17.6 Exercises

  1. Aptitude Tobit Model (***): Consider the censored data set in aptitude in which the aptitude score is limited at 800. In a first step, estimate a regular OLS model with \(apt\) as the dependent variable and \(read\), \(math\), and \(factor(program)\) as the independent variables. In a second step, estimate a model that takes the censored nature of the data into account. Is there a significant difference in estimates?

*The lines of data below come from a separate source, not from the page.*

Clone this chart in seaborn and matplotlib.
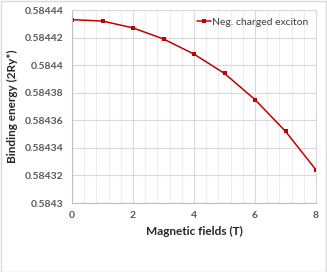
import numpy as np
import pandas as pd
import matplotlib
matplotlib.use("Agg")
import matplotlib.pyplot as plt
import seaborn as sns
from matplotlib.ticker import FuncFormatter, MultipleLocator
from matplotlib.patches import Rectangle

# values
fields = [0, 1, 2, 3, 4, 5, 6, 7, 8]
binding = [0.584433, 0.584432, 0.584427, 0.584419, 0.584408,
           0.584394, 0.584375, 0.584352, 0.584324]
series_name = "Neg. charged exciton"

df = pd.DataFrame({"field": fields, "energy": binding})

sns.set_style("white")
plt.rcParams['font.family'] = ['Lato', 'DejaVu Sans']

fig = plt.figure(figsize=(3.27, 2.72), dpi=100)
ax = fig.add_axes([72 / 327, 1 - 203 / 272, 244 / 327, 193 / 272])

red = "#C00000"
sns.lineplot(data=df, x="field", y="energy", ax=ax, color=red, lw=1.1,
             marker="s", markersize=2.5, markeredgewidth=0, label=series_name)

ax.set_xlim(0, 8)
ax.set_ylim(0.5843, 0.58444)
ax.xaxis.set_major_locator(MultipleLocator(2))
ax.xaxis.set_minor_locator(MultipleLocator(0.4))
ax.yaxis.set_major_locator(MultipleLocator(0.00002))
ax.yaxis.set_major_formatter(FuncFormatter(lambda v, p: f"{v:.5f}".rstrip("0")))

ax.grid(which="major", color="#D9D9D9", lw=0.8)
ax.grid(which="minor", axis="x", color="#EDEDED", lw=0.8)
ax.set_axisbelow(True)
for s in ax.spines.values():
    s.set_color("#D9D9D9")
    s.set_linewidth(0.8)
ax.spines["left"].set_color("#BFBFBF")
ax.spines["bottom"].set_color("#BFBFBF")

ax.tick_params(which="both", length=0, labelsize=7.5, labelcolor="#595959", pad=6)
for lab in ax.get_xticklabels() + ax.get_yticklabels():
    lab.set_fontweight("bold")

ax.set_xlabel("Magnetic fields (T)", fontsize=8.5, fontweight="bold", labelpad=4)
ax.set_ylabel("Binding energy (2Ry*)", fontsize=8.5, fontweight="bold", labelpad=5)

leg = ax.legend(loc="upper right", frameon=False, fontsize=7.5, handlelength=1.4,
                handletextpad=0.1, borderaxespad=0.3)
for t in leg.get_texts():
    t.set_color("#404040")

fig.patches.append(Rectangle((0.5 / 327, 0.5 / 272), 1 - 1.5 / 327, 1 - 1.5 / 272,
                             transform=fig.transFigure, fill=False,
                             edgecolor="#D9D9D9", lw=1))

fig.savefig("out.png", dpi=100)
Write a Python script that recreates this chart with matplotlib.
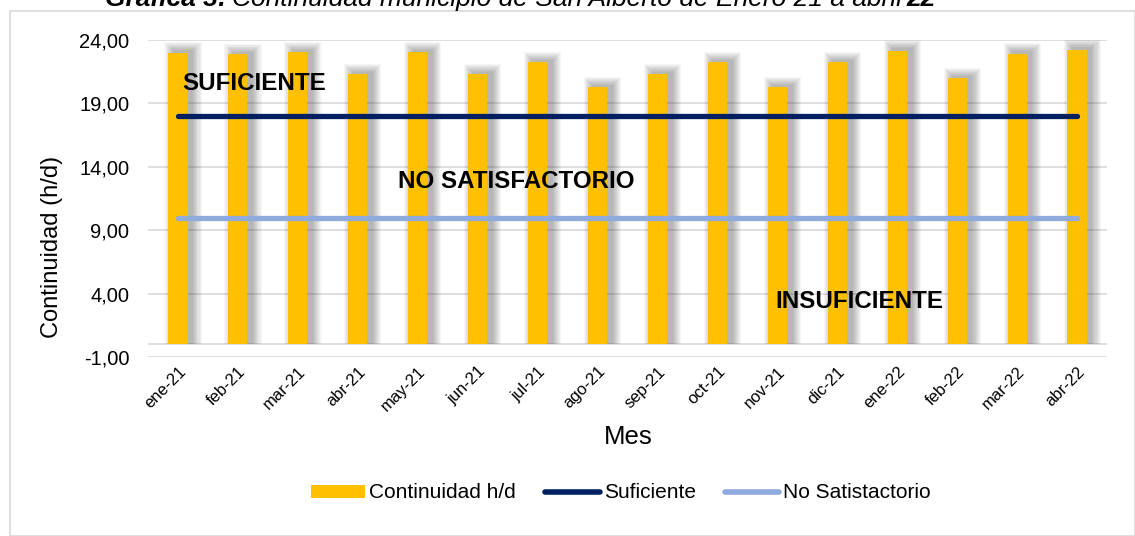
import matplotlib
matplotlib.use("Agg")
import matplotlib.pyplot as plt
import numpy as np
from matplotlib.patches import Rectangle, Patch
from matplotlib.lines import Line2D
from matplotlib.ticker import FuncFormatter

plt.rcParams['font.family'] = ['Liberation Sans', 'DejaVu Sans']

months = ['ene-21', 'feb-21', 'mar-21', 'abr-21', 'may-21', 'jun-21', 'jul-21', 'ago-21',
          'sep-21', 'oct-21', 'nov-21', 'dic-21', 'ene-22', 'feb-22', 'mar-22', 'abr-22']
continuidad = [23.0, 22.87, 23.03, 21.3, 23.05, 21.3, 22.26, 20.29,
               21.3, 22.26, 20.29, 22.26, 23.16, 21.0, 22.9, 23.24]
suficiente = [18.0] * len(months)
no_satisfactorio = [10.0] * len(months)
yticks = [-1, 4, 9, 14, 19, 24]

W, H = 1135, 536
fig = plt.figure(figsize=(W / 100, H / 100), dpi=100)
fig.patch.set_facecolor('white')

# chart border
fig.patches.append(Rectangle((10 / W, 0), (W - 10) / W, (H - 11) / H, transform=fig.transFigure,
                             fill=False, edgecolor='#d9d9d9', linewidth=1.2))

ax = fig.add_axes([148 / W, 1 - 357 / H, (1107 - 148) / W, (357 - 40) / H])
x = np.arange(len(months))
vals = np.array(continuidad)
bw = 0.32

# soft blurred-looking shadows (offset to the right and slightly up)
for s in np.linspace(0.15, 0.01, 9):
    ax.bar(x + 0.085, vals + 0.15 + s * 4.5, width=bw + 2 * s, color='#303030', alpha=0.045,
           zorder=2, linewidth=0)
ax.bar(x, vals, width=bw, color='#ffc000', zorder=3, linewidth=0, label='Continuidad h/d')

ax.plot(x, suficiente, color='#002060', lw=3.8, solid_capstyle='round', zorder=4, label='Suficiente')
ax.plot(x, no_satisfactorio, color='#8faadc', lw=3.8, solid_capstyle='round', zorder=4,
        label='No Satistactorio')

ax.set_xlim(-0.5, len(months) - 0.5)
ax.set_ylim(-1, 24)
ax.set_yticks(yticks)
ax.yaxis.set_major_formatter(FuncFormatter(lambda v, p: f"{v:.2f}".replace('.', ',')))
ax.grid(axis='y', color='#d9d9d9', linewidth=1.2, zorder=0)
ax.axhline(0, color='#d9d9d9', linewidth=1.2, zorder=1)
for sp in ax.spines.values():
    sp.set_visible(False)
ax.tick_params(axis='both', length=0, colors='#000000')
ax.tick_params(axis='y', pad=13.5, labelsize=14.5)
ax.set_xticks(x)
ax.set_xticklabels(months, rotation=45, ha='right', va='top', rotation_mode='anchor', fontsize=12)
ax.tick_params(axis='x', pad=5)

fig.text(52 / W, 1 - 247 / H, 'Continuidad (h/d)', fontsize=17, rotation=90,
         ha='center', va='center')
fig.text(628 / W, 1 - 437 / H, 'Mes', fontsize=18.5, ha='center', va='center')

fig.text(182 / W, 1 - 84 / H, 'SUFICIENTE', fontsize=17.4, fontweight='bold', va='center', ha='left')
fig.text(398 / W, 1 - 181 / H, 'NO SATISFACTORIO', fontsize=17.4, fontweight='bold', va='center', ha='left')
fig.text(775 / W, 1 - 302 / H, 'INSUFICIENTE', fontsize=17.4, fontweight='bold', va='center', ha='left')

handles = [Patch(facecolor='#ffc000', edgecolor='none'),
           Line2D([0], [0], color='#002060', lw=4, solid_capstyle='round'),
           Line2D([0], [0], color='#8faadc', lw=4, solid_capstyle='round')]
fig.legend(handles, ['Continuidad h/d', 'Suficiente', 'No Satistactorio'], loc='center',
           bbox_to_anchor=(621 / W, 1 - 493 / H), ncol=3, frameon=False, fontsize=15,
           handlelength=2.6, handletextpad=0.2, columnspacing=1.4, handleheight=0.6,
           borderaxespad=0, borderpad=0)

# title (partly clipped at the top like the reference)
renderer = fig.canvas.get_renderer()
ty = 1 - 6 / H
t1 = fig.text(105 / W, ty, 'Gráfica 3:', fontsize=19, fontweight='bold', style='italic',
              ha='left', va='baseline')
bb = t1.get_window_extent(renderer=renderer)
t2 = fig.text((bb.x1 + 5) / W, ty, 'Continuidad municipio de San Alberto de Enero 21 a abril',
              fontsize=19, style='italic', ha='left', va='baseline')
bb2 = t2.get_window_extent(renderer=renderer)
fig.text((bb2.x1 + 5) / W, ty, '22', fontsize=19, fontweight='bold', style='italic',
         ha='left', va='baseline')

fig.savefig('out.png', dpi=100, facecolor='white')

  2. Chicago Grocery Stores (***): Subdivision of Chicago are called Chicago Community Areas (CCA). The data in chicagogrocery includes data about the number of grocery stores (\(stores\)) in each CCA as well as demographic information. Estimate a Poisson and Negative Binomial Regression Model with \(stores\) as the dependent variable and the following independent variables: \(income\), \(pop\), unemployment rate (\(unemployed/laborforce\)) and percentage of blacks (\(black/pop\)). What do you conclude? Are the results what you would expect?

  3. Extramarital Affairs (***): Consider the data set in fair. The independent variables, which we are going to use are \(male\), \(yearsmarried\) (number of years married), \(children\), \(religious\) (religiousness on a scale of 1-5 with 1 being basically an atheist), and \(marriagehappiness\) (self-rating of marriage with 1=very unhappy to 5=very happy). You are going to execute five models: (1) regular OLS, (2) Probit, (3) Poisson, (4) Negative Binomial, and (5) Hurdle Model. For the Probit model, you are running a model with a binary variable of either 0 (no affair) or 1 (at least one affair). Compare the models in terms of statistical significance. What changes from one model to the next? What model is the most appropriate and why?

  4. Biochemistry Articles (***): Publish or perish summarizes life in academia. The dependent variable of interest is \(articles\) and the independent variables are \(female\), \(married\), \(kidsbelow6\), and \(mentorarticles\) (number of articles by Ph.D. mentor). Estimate a quasi-poisson and a hurdle model. According to the model, what matters in terms of graduate student productivity? Why do those findings matter?

  5. BLM II (***): In a previous exercise, a regular OLS regression model was used to explain the positive number of protests. In this exercise, a zero-inflated and a hurdle model are estimated. The dependent variable for this exercise is protest frequency (\(totprotests\)) and the independent variables are city population (\(pop\)), population density (\(popdensity\)), percent Black (\(percentblack\)), black poverty rate (\(blackpovertyrate\)), percent of population with at least a bachelor (\(percentbachelor\)), college enrollment (\(collegeenrollpc\)), share of democrats (\(demshare\)), and Black police-caused deaths per 10,000 people (\(deathsblackpc\)). Interpret the output of the two models.

  6. Lung Cancer (**): Consider the data in lung. Plot the survival curve differentiating by sex. Estimate a survival model with \(age\) and \(female\) as the independent variables.

  7. Henning (***): Plot the survival curve differentiating by \(personal\). Estimate three survival models with the following independent variables: (1) personal, (2) personal and property, and (3) personal, property, and cage. Interpret the output. Is there a big difference in coefficients?